HOMEOWNERS QUIZ NELSON, WEXLER OVER CHINESE DRYWALL CONCERNS
Published by: Palm Beach Post
Published on: 4/8/09
Written by: Allison Ross
WEST PALM BEACH — Homeowners from developments ranging from Boynton Beach to Parkland gathered at West Palm Beach City Hall today to meet with Rep. Robert Wexler, D-Boca Raton, and Sen. Bill Nelson, D-Fla. over Chinese drywall concerns.
Nelson opened the meeting with a call for the resignation of the acting chief of the U.S. Consumer Product and Safety Commission. “We need to put a fire under the responsible agencies,” said Nelson, who yesterday penned a letter to the White House saying that the CPSC “is doing too little, too late to help residents of Florida and other states.”
However, homeowners attending the event were much more interested in discussing the possible health effects of living in a home with the tainted product: The plasterboard emits sulfuric gas thought to corrode metal, including air conditioning coils, bathroom fixtures and jewelry.

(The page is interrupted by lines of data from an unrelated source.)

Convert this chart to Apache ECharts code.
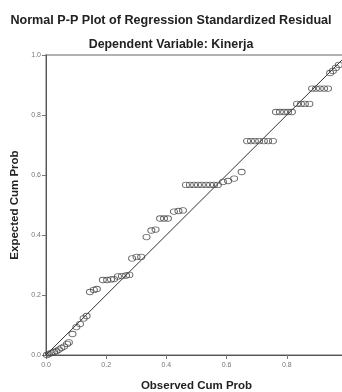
<!DOCTYPE html>
<html>
<head>
<meta charset="utf-8">
<script src="https://cdn.jsdelivr.net/npm/echarts@6/dist/echarts.min.js"></script>
<style>
  html, body { margin: 0; padding: 0; background: #fff; }
  #chart { width: 342px; height: 392px; }
</style>
</head>
<body>
<div id="chart"></div>
<script>
// Observed cum prob (x) and expected cum prob (y)
const observed = [
  0.003, 0.010, 0.018, 0.027, 0.035, 0.043, 0.051, 0.060, 0.070, 0.076,
  0.088, 0.101, 0.113, 0.125, 0.135, 0.146, 0.159, 0.169, 0.189, 0.203,
  0.216, 0.226, 0.239, 0.252, 0.266, 0.277, 0.286, 0.301, 0.316, 0.334,
  0.350, 0.364, 0.379, 0.392, 0.405, 0.425, 0.440, 0.455, 0.465, 0.478,
  0.492, 0.505, 0.518, 0.532, 0.545, 0.558, 0.571, 0.588, 0.605, 0.625,
  0.650, 0.668, 0.681, 0.694, 0.708, 0.724, 0.738, 0.754, 0.764, 0.777,
  0.791, 0.804, 0.817, 0.834, 0.847, 0.860, 0.875, 0.884, 0.897, 0.910,
  0.924, 0.937, 0.944, 0.953, 0.963, 0.973
];
const expected = [
  0.000, 0.003, 0.007, 0.010, 0.013, 0.018, 0.023, 0.028, 0.037, 0.042,
  0.070, 0.093, 0.103, 0.122, 0.130, 0.210, 0.217, 0.220, 0.250, 0.250,
  0.252, 0.253, 0.262, 0.263, 0.265, 0.267, 0.322, 0.327, 0.327, 0.393,
  0.415, 0.418, 0.455, 0.455, 0.455, 0.478, 0.480, 0.482, 0.567, 0.567,
  0.567, 0.567, 0.567, 0.567, 0.567, 0.567, 0.567, 0.577, 0.580, 0.588,
  0.610, 0.713, 0.713, 0.713, 0.713, 0.713, 0.713, 0.713, 0.810, 0.810,
  0.810, 0.810, 0.810, 0.837, 0.837, 0.837, 0.837, 0.888, 0.888, 0.888,
  0.888, 0.888, 0.940, 0.947, 0.957, 0.967
];
// diagonal reference line
const refLine = [[0, 0], [1, 1]];
const axisTicks = [0, 0.2, 0.4, 0.6, 0.8, 1.0];

const points = observed.map((x, i) => [x, expected[i]]);

const chart = echarts.init(document.getElementById('chart'), null, { renderer: 'canvas' });

const axisCommon = {
  type: 'value',
  min: axisTicks[0],
  max: axisTicks[axisTicks.length - 1],
  interval: 0.2,
  nameLocation: 'middle',
  nameTextStyle: { fontFamily: 'Liberation Sans', fontWeight: 'bold', fontSize: 11.5, color: '#222' },
  axisLine: { show: true, lineStyle: { color: '#555', width: 1 } },
  axisTick: { show: true, inside: false, length: 4, lineStyle: { color: '#777' } },
  axisLabel: {
    fontFamily: 'Liberation Sans', fontSize: 7, color: '#777',
    formatter: v => v.toFixed(1)
  },
  splitLine: { show: false }
};

chart.setOption({
  animation: false,
  backgroundColor: '#fff',
  title: [
    {
      text: 'Normal P-P Plot of Regression Standardized Residual',
      left: 'center', top: 9,
      textStyle: { fontFamily: 'Liberation Sans', fontWeight: 'bold', fontSize: 12.6, color: '#222' }
    },
    {
      text: 'Dependent Variable: Kinerja',
      left: 'center', top: 34,
      textStyle: { fontFamily: 'Liberation Sans', fontWeight: 'bold', fontSize: 12.4, color: '#222' }
    }
  ],
  grid: {
    left: 46, top: 55, right: -5, bottom: 37,
    outerBoundsMode: 'none', containLabel: false,
    show: true, borderColor: '#999', borderWidth: 1.5, backgroundColor: '#fff'
  },
  xAxis: Object.assign({}, axisCommon, {
    name: 'Observed Cum Prob', nameGap: 25,
    axisLabel: Object.assign({}, axisCommon.axisLabel, { margin: 7 })
  }),
  yAxis: Object.assign({}, axisCommon, {
    name: 'Expected Cum Prob', nameGap: 24,
    axisLabel: Object.assign({}, axisCommon.axisLabel, { margin: 5 })
  }),
  series: [
    {
      type: 'line',
      data: refLine,
      symbol: 'none',
      lineStyle: { color: '#333', width: 1 },
      silent: true,
      z: 1
    },
    {
      type: 'scatter',
      data: points,
      symbol: 'path://M0,5a5,5 0 1,0 10,0a5,5 0 1,0 -10,0',
      symbolSize: [7, 5.5],
      itemStyle: { color: 'rgba(0,0,0,0)', borderColor: '#444', borderWidth: 0.9 },
      z: 2
    }
  ]
});
</script>
</body>
</html>
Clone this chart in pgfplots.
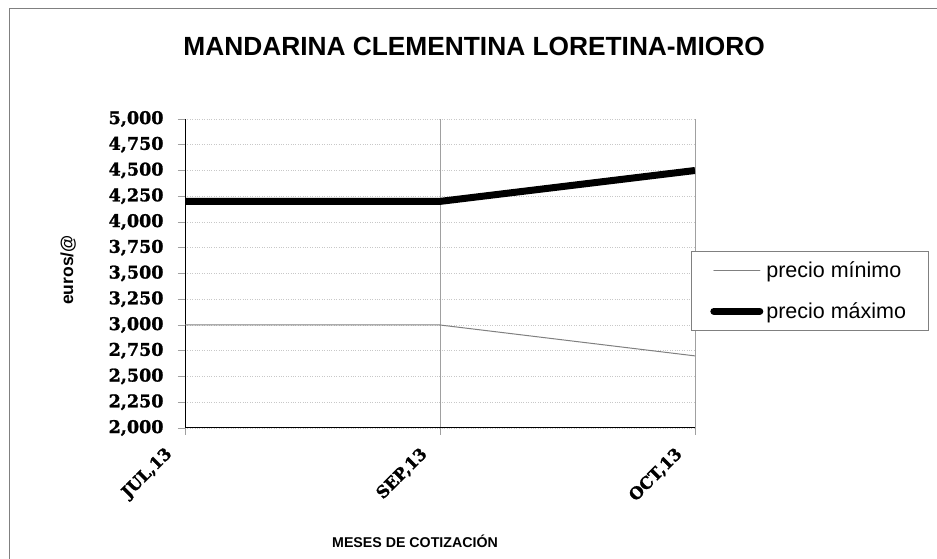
\documentclass[border=0pt]{standalone}
\usepackage{fontspec}
\setmainfont{Liberation Sans}
\newfontfamily\tickfont{DejaVu Serif}[BoldFeatures={FakeBold=1.3}]
\usepackage{pgfplots}
\pgfplotsset{compat=1.18}
\definecolor{bordergray}{RGB}{128,128,128}
\definecolor{gridgray}{RGB}{200,200,200}
\definecolor{vgridgray}{RGB}{160,160,160}
\definecolor{mingray}{RGB}{128,128,128}
\begin{document}
\begin{tikzpicture}[x=1pt,y=1pt]
\useasboundingbox (0,0) rectangle (937,559);
\fill[white] (0,0) rectangle (937,559);
\draw[bordergray, line width=1pt] (9.5,-2) -- (9.5,550.5) -- (940,550.5);
\begin{axis}[
  at={(185pt,131pt)}, anchor=south west,
  scale only axis, width=510pt, height=309pt,
  xmin=0, xmax=2, ymin=2, ymax=5,
  xtick={0,1,2}, xticklabels={{JUL,13},{SEP,13},{OCT,13}},
  ytick={2,2.25,2.5,2.75,3,3.25,3.5,3.75,4,4.25,4.5,4.75,5},
  /pgf/number format/.cd, use comma, fixed, fixed zerofill, precision=3, assume math mode=true,
  /pgfplots/.cd,
  axis x line*=bottom, axis y line*=left,
  axis line style={-, black, line width=1pt},
  tick align=outside, major tick length=7pt,
  tick style={vgridgray, line width=0.8pt},
  xmajorgrids, ymajorgrids,
  x grid style={vgridgray, line width=0.8pt},
  y grid style={gridgray, dotted, line width=0.6pt},
  yticklabel style={font=\tickfont\bfseries\fontsize{17.5}{19}\selectfont, xshift=-11pt},
  xticklabel style={font=\tickfont\bfseries\fontsize{16.5}{18}\selectfont, xshift=-13pt, yshift=-14pt, rotate=45, anchor=east},
  ylabel={euros/@},
  ylabel style={font=\bfseries\fontsize{17.5}{20}\selectfont, at={(axis description cs:-0.229,0.511)}, anchor=center},
  xlabel={MESES DE COTIZACIÓN},
  xlabel style={font=\bfseries\fontsize{14.2}{16}\selectfont, at={(axis description cs:0.451,-0.366)}, anchor=center},
  title={MANDARINA CLEMENTINA LORETINA-MIORO},
  title style={font=\bfseries\fontsize{26.3}{30}\selectfont, at={(axis description cs:0.567,1.215)}, anchor=center},
  legend style={at={(axis description cs:0.992,0.573)}, anchor=north west,
    draw=bordergray, line width=0.8pt, fill=white,
    font=\fontsize{21.5}{25}\selectfont,
    inner xsep=19pt, inner ysep=7pt, row sep=18pt,
    nodes={inner sep=3pt}},
  legend cell align=left,
  legend image code/.code={\draw[#1, line cap=round] (3pt,0pt) -- (49pt,0pt);},
]
\addplot[mingray, line width=1pt] coordinates {(0,3.0) (1,3.0) (2,2.7)};
\addlegendentry{precio mínimo}
\addplot[black, line width=7pt] coordinates {(0,4.2) (1,4.2) (2,4.5)};
\addlegendentry{precio máximo}
\end{axis}
\end{tikzpicture}
\end{document}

“I simply cannot wait around for the Consumer Product and Safety Commission to conduct its studies... and tell me what I already know in my gut: this is bad stuff,” said Parkland homeowner Holly Krulik. “We're not asking for a bailout; we just need assistance to get through this difficult time.”
Ron Nault, a representative of the Laborers International Union of North America, offered up a different sort of concern: “What about the workers taking this stuff out of the homes? What do we do with the thing? Put it in a landfill?” - then offered his own suggestion: “Put it on a barge and send it back to China.”
Once rarely used, drywall was imported from China as the residential building boom and post-hurricane repairs created a shortage of U.S.-produced material.
China is conducting its own investigation, according to the state-run news agency there. So is Florida's Department of Health, which has collected more than 200 drywall-related complaints. To date, no health problems have been definitively linked to the drywall.